Take a look at the chart of the data from ICI who tracks flows of money into and out of mutual funds. When markets are correcting investors panic and sell out of stocks with the majority of the selling occurring near the lows of the market. As the markets rally investors continue to sell as they disbelieve the rally intially and are just happy to be getting some of their money back. However, as the rally continues to advance from oversold conditions – investors are “lured” back into the water as memories of the past pain fades and the “greed factor” overtakes their logic. Unfortunately, this buying always tends to occur at, or near, market peaks.
Lance Roberts provided some great advice which you aren’t likely to hear from the cheerleading perma-bulls – such as, “getting back to even is not an investment strategy.”

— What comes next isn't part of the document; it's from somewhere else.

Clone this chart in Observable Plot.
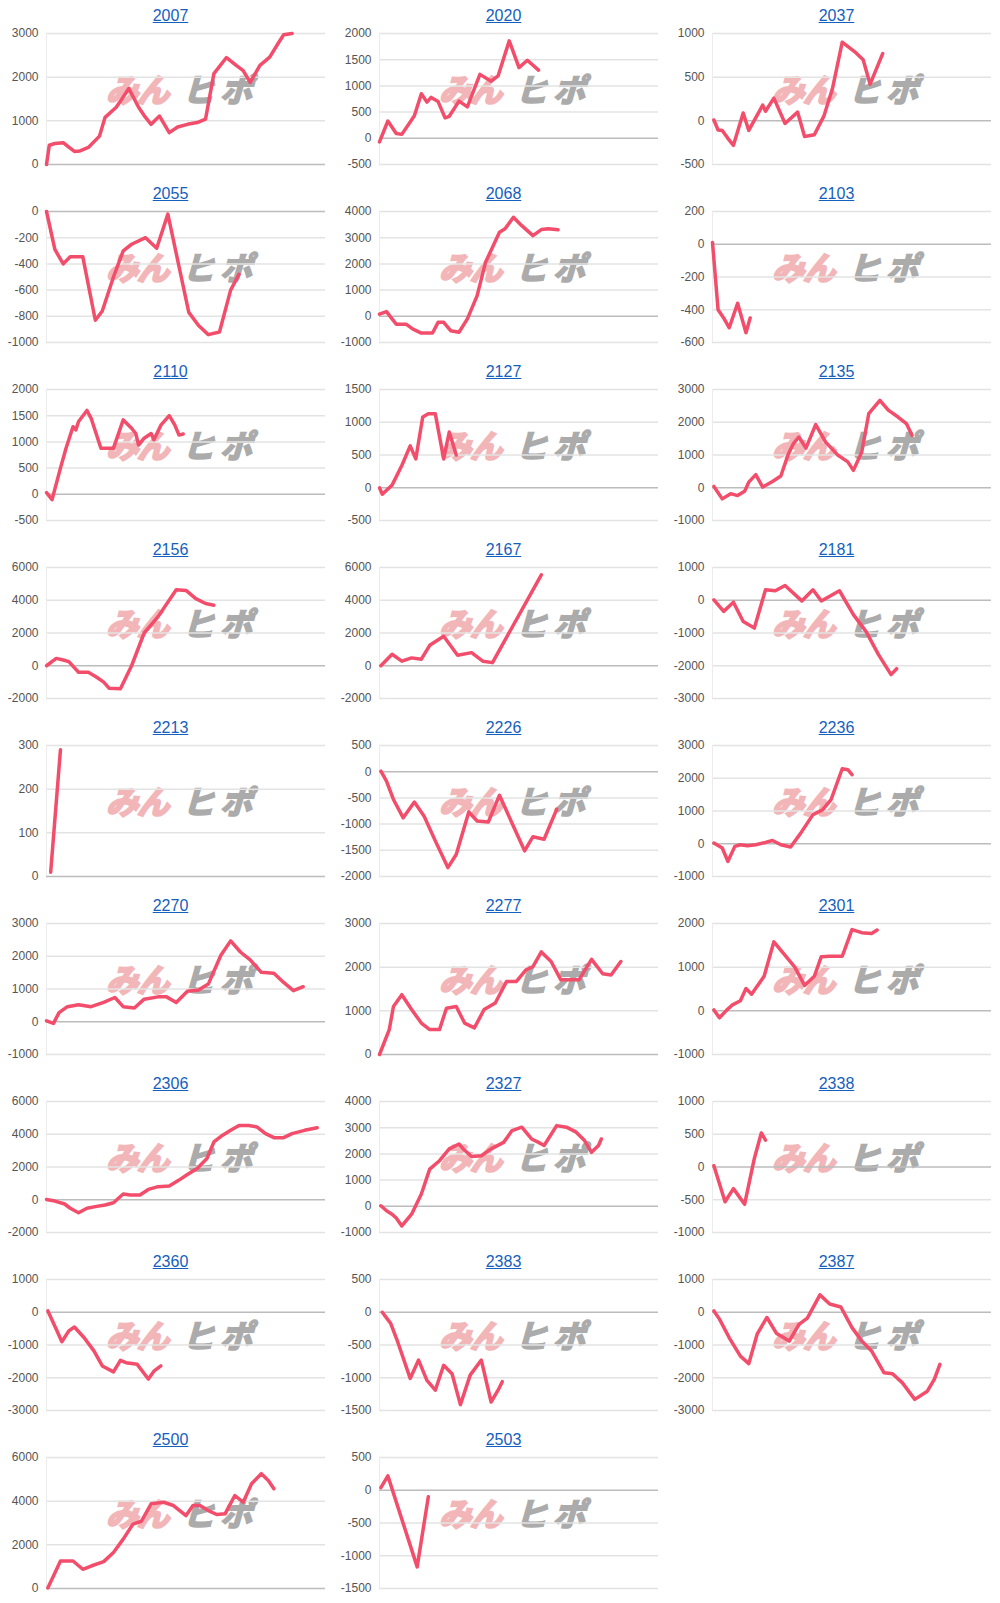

As a longtime fan of the Zero Hedge blog, I immediately become cynical at the first sign of irrational exuberance demonstrated by any commentator who downplays economic headwinds while encouraging the public to buy, buy, buy. Those who feel tempted to respond to that siren song would do well to follow the Weekly Market Comments by economist John Hussman of the Hussman Funds. In this week’s edition, Dr. Hussman admitted that there may still be an opportunity to make some gains, although the risks weigh heavily toward a more cautious strategy:
The bottom line is that near-term market direction is largely a throw of the dice, though with dice that are modestly biased to the downside. Indeed, the present overvalued, overbought, overbullish syndrome tends to be associated with a tendency for the market to repeatedly establish slight new highs, with shallow pullbacks giving way to further marginal new highs over a period of weeks. This instance has been no different. As we extend the outlook horizon beyond several weeks, however, the risks we observe become far more pointed. The most severe risk we measure is not the projected return over any particular window such as 4 weeks or 6 months, but is instead the likelihood of a particularly deep drawdown at some point within the coming 18-month period.
Economist Nouriel Roubini (a/k/a Dr. Doom) provided a sobering counterpoint to the recent stock market enthusiasm in a piece he wrote for the Project Syndicate website entitled, “The Uptick’s Downside”. Dr. Roubini focused on the fact that “at least four downside risks are likely to materialize this year”. These include: “fiscal austerity pushing the eurozone periphery into economic free-fall” as well as “evidence of weakening performance in China and the rest of Asia”. The third and fourth risks were explained in the following terms:
Third, while US data have been surprisingly encouraging, America’s growth momentum appears to be peaking. Fiscal tightening will escalate in 2012 and 2013, contributing to a slowdown, as will the expiration of tax benefits that boosted capital spending in 2011. Moreover, given continuing malaise in credit and housing markets, private consumption will remain subdued; indeed, two percentage points of the 2.8% expansion in the last quarter of 2011 reflected rising inventories rather than final sales. And, as for external demand, the generally strong dollar, together with the global and eurozone slowdown, will weaken US exports, while still-elevated oil prices will increase the energy import bill, further impeding growth.
Finally, geopolitical risks in the Middle East are rising, owing to the possibility of an Israeli military response to Iran’s nuclear ambitions. While the risk of armed conflict remains low, the current war of words is escalating, as is the covert war in which Israel and the US are engaged with Iran; and now Iran is lashing back with terrorist attacks against Israeli diplomats.
Any latecomers to the recent festival of bullishness should be mindful of the fact that their fellow investors could suddenly feel inspired to head for the exits in response to one of these risks. Lance Roberts said it best in the concluding paragraph of his February 21 commentary:
With corporate earnings now slowing sharply, the economy growing at a sub-par rate, the Eurozone headed towards a prolonged recession and the American consumer facing higher gas prices and reduced incomes, a continued bull market rally from here is highly suspect. Add to those economic facts the technical aspects of a very extended market with overbought internals – the reality is that this is a better place to be selling investments versus buying them. Or – go to Vegas and bet on black.